What sort of architecture does Hodges personally favour? "The building I most like - the most remarkable modern architecture I've seen - is the transformation of the National Museum in Copenhagen, done in steel and glass. The big courtyard is covered by an atrium, with a series of glass and steel corridors and with the wonderful light you get in Danish buildings, and with a strong sense of spirit, of place."

But Hodges also confesses to tastes that would have had little place in the Institute before his arrival. Foster's vast, hangar-like building at the University of East Anglia, for example. "It's highly questionable in the way it works, but it's wonderful to approach, and it gives students a boost the like of which no other building in contemporary universities does." Then there's Foster's newer building on the same campus. "I know it's heresy to say so, but it's a wonderful, beautiful building."

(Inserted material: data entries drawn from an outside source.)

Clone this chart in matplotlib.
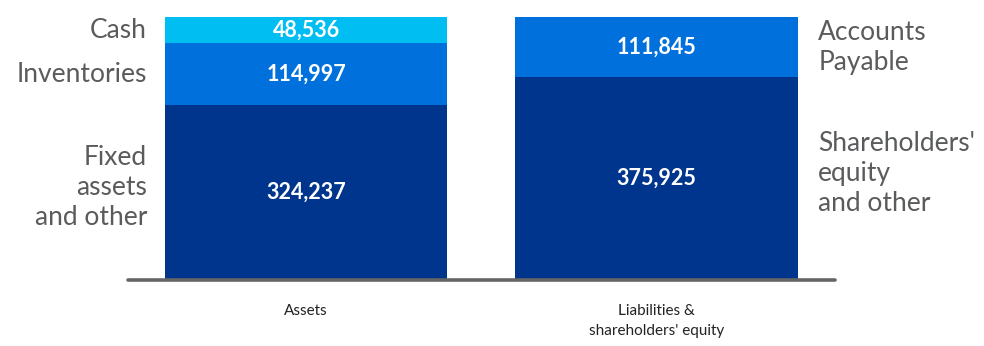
import matplotlib
matplotlib.use("Agg")
import matplotlib.pyplot as plt

plt.rcParams.update({"font.family": ["Lato", "DejaVu Sans"]})

# ---------------------------------------------------------------- data
categories = ["Assets", "Liabilities &\nshareholders' equity"]
assets_labels = ["Fixed\nassets\nand other", "Inventories", "Cash"]
assets_values = [324237, 114997, 48536]
liab_labels = ["Shareholders'\nequity\nand other", "Accounts\nPayable"]
liab_values = [375925, 111845]

NAVY = "#00358e"; BLUE = "#0071dc"; CYAN = "#00bdf2"
LABEL = "#5a5b5d"; INK = "#222222"; AXIS = "#666666"
assets_colors = [NAVY, BLUE, CYAN]
liab_colors = [NAVY, BLUE]

fig = plt.figure(figsize=(9.84, 3.46), dpi=100)
ax = fig.add_axes([128 / 984, 66 / 346, 707 / 984, 263 / 346])
W = 0.806


def stack(x, values, colors):
    bottom = 0
    mids = []
    for v, c in zip(values, colors):
        ax.bar([x], [v], bottom=bottom, width=W, color=c, edgecolor="none", zorder=2)
        mid = bottom + v / 2
        ax.text(x, mid, f"{v:,}", ha="center", va="center", color="white",
                fontsize=15.5, fontweight="bold", zorder=3)
        mids.append(mid)
        bottom += v
    return mids


a_mids = stack(0, assets_values, assets_colors)
l_mids = stack(1, liab_values, liab_colors)


def side_label(x, y, text, ha, dx, dy):
    ax.annotate(text, (x, y), xytext=(dx, dy), textcoords="offset points",
                ha=ha, va="center", fontsize=19, color=LABEL, linespacing=1.25)


for i, (lab, m) in enumerate(zip(assets_labels, a_mids)):
    side_label(-W / 2, m, lab, "right", -13, 4 if i == 0 else 0)
for i, (lab, m) in enumerate(zip(liab_labels, l_mids)):
    side_label(1 + W / 2, m, lab, "left", 15, 4 if i == 0 else 0)

ax.set_xlim(-0.509, 1.51)
ax.set_ylim(0, sum(assets_values))
ax.set_xticks([0, 1])
ax.set_xticklabels(categories, fontsize=11, color=INK, linespacing=1.6)
ax.tick_params(axis="x", length=0, pad=17)
ax.set_yticks([])
for s in ("top", "right", "left"):
    ax.spines[s].set_visible(False)
ax.spines["bottom"].set_color(AXIS)
ax.spines["bottom"].set_linewidth(2.6)
ax.spines["bottom"].set_capstyle("round")
ax.spines["bottom"].set_zorder(4)

fig.savefig("out.png", dpi=100)
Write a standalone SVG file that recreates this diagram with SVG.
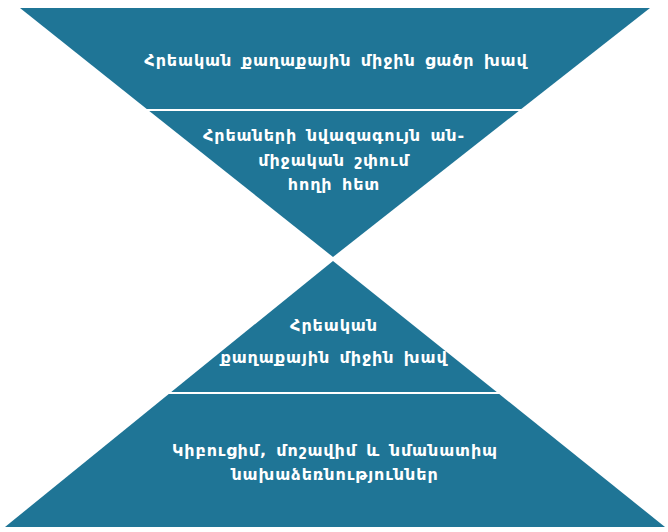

Britain's architectural culture is overdue for some outside stimulation. All the most authoritative commentators and critics have fled to the United States, and, as the paranoid reaction to Charles's carbuncle speech demonstrated, neurotic hypersensitivity is endemic in the profession, the inevitable result of widespread unpopularity.

This morbid condition needs to be confronted. So far the Prince has mostly succeeded only in aggravating it. But now he has detached himself from the classicist extremists and signalled that the barricades are to be dismantled, perhaps at last a true debate can begin.